Ya era de
noche cuando arribé a la ciudad costera. En esas circunstancias, y teniendo en
cuenta que el taxi al centro no era muy caro (unos 6 o 7 euros), la opción
lógica hubiera sido hacer uso de uno de ellos. Pero mis viajes no suelen estar
determinados por la lógica. Fueron el niunclavelismo y mi afán de aventura los
que me llevaron a tomar el autobús, que me sirvió para tener mi primera toma de
contacto con la población local, que era la que dominaba en el vehículo. Tenía
que estar atento para bajarme, ya que la ruta del autobús no acababa en el
centro sino que seguía hasta las afueras. La esperada amabilidad colombiana se
puso de manifiesto cuando mi compañera de asiento me indicó el lugar exacto para
descender, junto con una sugerencia que no me tranquilizó mucho. Me dijo por qué
calle debería meterme para evitar problemas. A fe que le hice caso para recorrer con cautela mis primeros pasos por la ciudad, atravesando una zona repleta de bares y
restaurantes. Las calles del centro contaban con la animación propia de un viernes por la noche, incrementada por el ambiente tropical. Sin ningún
incidente reseñable conseguí llegar a mi albergue. La estructura de calles en
cuadrícula no es la más bonita, pero es bastante práctica para orientarse.
El
establecimiento escogido no estaba exento de encanto, dentro de su humildad.
Se hallaba situado en un edificio de aire colonial y presentaba un buen aspecto.
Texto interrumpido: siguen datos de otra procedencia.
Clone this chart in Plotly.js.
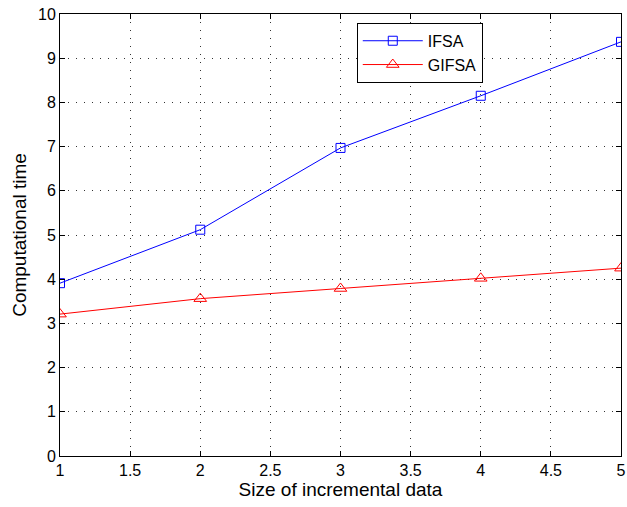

Además, mi cuarto estaba bastante despoblado, por lo que presentía una noche
tranquila.
El cansancio del viaje al que se sumaba la diferencia horaria, se
empezaba a acusar. Pero estaba inquieto por empezar a degustar los encantos
culinarios del lugar, así que hice una inspección que concluyó en un humilde
restaurante. Estando a unos pasos de la playa, no pude evitar decantarme por el
pescado. Así que me pedí un plato de mojarra (pez local muy sabroso) acompañado
de arroz, ensalada y patacones (plátano frito). Delicioso y a precio muy
competitivo.
Aún dicen que el pescado es caro... |
El buen sabor que me había dejado el pescado, se tornó en amargo
cuando descubrí a otro animal, en este caso vivo y del género blatodeo
correteando por el lavabo del albergue. Creo que la repulsión fue mutua, ya que
la cucaracha enseguida encontró un agujero por donde meterse y librarse de mi
incómoda presencia. No fue este el preludio deseado para un descanso reparador,
pero pronto me encontraría con otro impedimento mayor para desplomarme en brazos de
Morfeo. Los altavoces de un bar cercano al albergue derrochaban vatios como si
no hubiera un mañana, lo que hizo imposible mi descanso hasta que se calmaron. Al día siguiente me esperaba un destino menos ruidoso y más bucólico que la bulliciosa Santa Marta.